The Draenei are stranger and perhaps more interesting because of it. Their ship has crashed on Azuremyst Isle, where their adventure begins among wreckage, crystals and unfamiliar technology. The story feels more extensive than that of many original races, and the quests lead into each other more naturally.

More important for the game is that the Horde can now create paladins and the Alliance can create shamans. That still takes some getting used to. A Blood Elf paladin in Orgrimmar looks almost wrong the first time, but it means both factions can finally build their guilds around the same important classes.

Outland keeps surprising us

Hellfire Peninsula is only the beginning. Zangarmarsh is blue, wet and filled with enormous mushrooms. Terokkar Forest lies beneath a strange dark sky and eventually leads to Shattrath, where Horde and Alliance walk alongside each other without being able to attack. Beyond that waits Nagrand, which already appears to be the zone everyone wants to take screenshots of.

The zones are arranged more compactly than many parts of Azeroth. Quest givers are more often grouped together, assignments send you across the map without reason less frequently and dungeon entrances are placed in recognisable groups. It makes the expansion feel as though you are constantly finding something new, even when you can only play for an hour.

The dungeons are among Blizzard's best work so far.
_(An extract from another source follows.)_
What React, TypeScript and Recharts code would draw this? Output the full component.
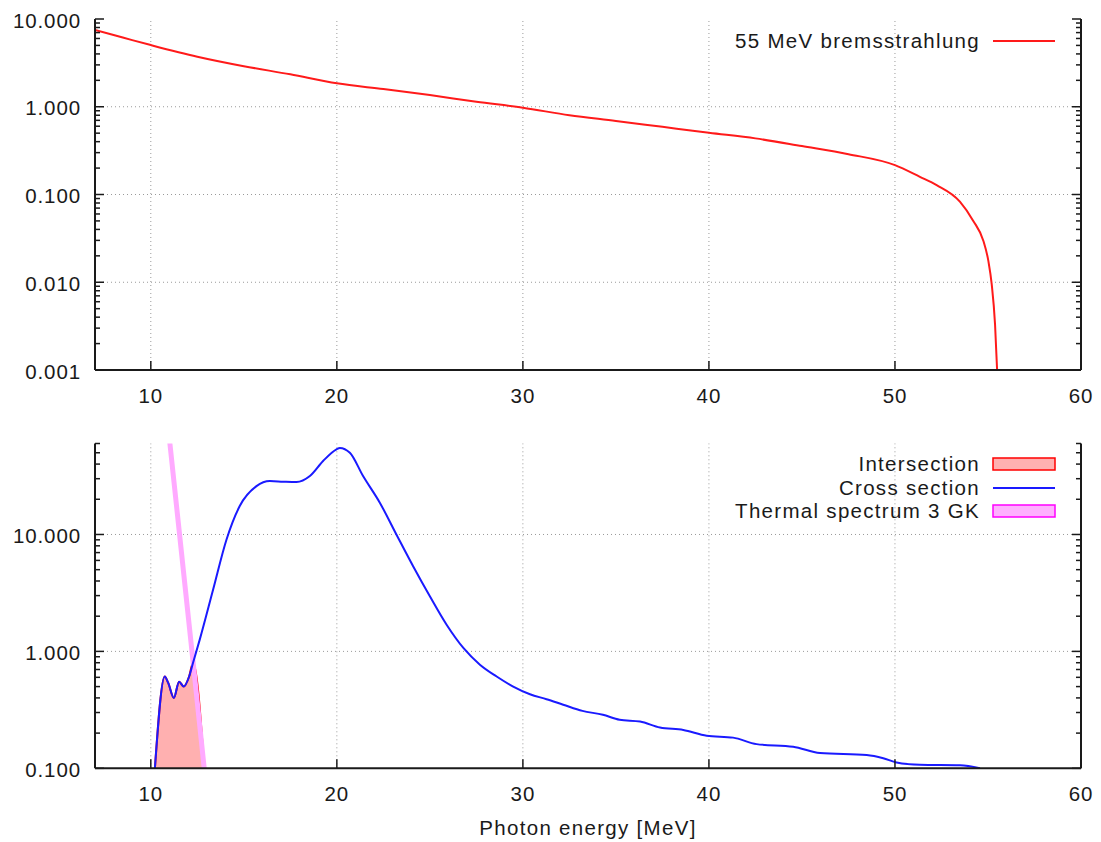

Hellfire Ramparts is short enough for an evening when not everyone can stay for long, but it still offers clear encounters and several worthwhile rewards. The Blood Furnace is darker and more dangerous, while the instances in Zangarmarsh already have a completely different atmosphere. It is refreshing that entering a dungeon no longer automatically means surrendering the entire evening.

Everyone wants to reach level 70

The new level 70 limit is naturally the main objective for many players. The first player reached it roughly 28 hours after launch with help from a large group of friends. The rest of us are moving a little more slowly, although it sometimes seems that nobody sleeps anymore.

Watching the experience bar move is surprisingly enjoyable after it had remained still at level 60 for so long. Every new ability starts another round of comparisons, and every guild is discussing talent builds that may have changed again a week later. Nobody knows exactly what the best raid or Arena setup will be, and that uncertainty is exactly what makes these first weeks so enjoyable.

At level 70, Heroic dungeons, ten and twenty-five player raids, Arenas and, of course, flying mounts are waiting. Flying is the feature that captures the imagination most. From the ground you constantly see islands, ledges and buildings that you know will later be reachable from the air. Training is expensive, but almost everyone has already started saving.

More World of Warcraft, at its best

The Burning Crusade does not turn World of Warcraft into a completely different game. You still collect quests, kill groups of monsters, search for better equipment and attempt to get five people online at the same time. Anyone who had grown tired of WoW will probably not change their mind because of this expansion.

For everyone who still enjoys spending time in Azeroth, however, this is exactly the expansion we hoped for. It brings new zones, races, dungeons, professions, spells and dozens of small improvements. Jewelcrafting has already created a lively trade in gems, while the new socketed items give players yet another reason to spend hours discussing their equipment.

Most importantly, the world feels unknown again. A few weeks ago, almost every experienced player knew where to go and which rewards were worth collecting. Now everyone is asking for directions again, half the group gets lost and a gigantic metal monster can suddenly step out of the mist.

Blizzard sold almost 2.4 million copies of the expansion during its first 24 hours. After a few evenings in Outland, it is easy to understand why. The Burning Crusade is not merely more World of Warcraft; it recreates the feeling of the game's first months, when something nobody in the guild had seen before could still be waiting behind every hill.

For now, there is only one serious problem standing between us and level 70: the alarm clock will still ring tomorrow morning.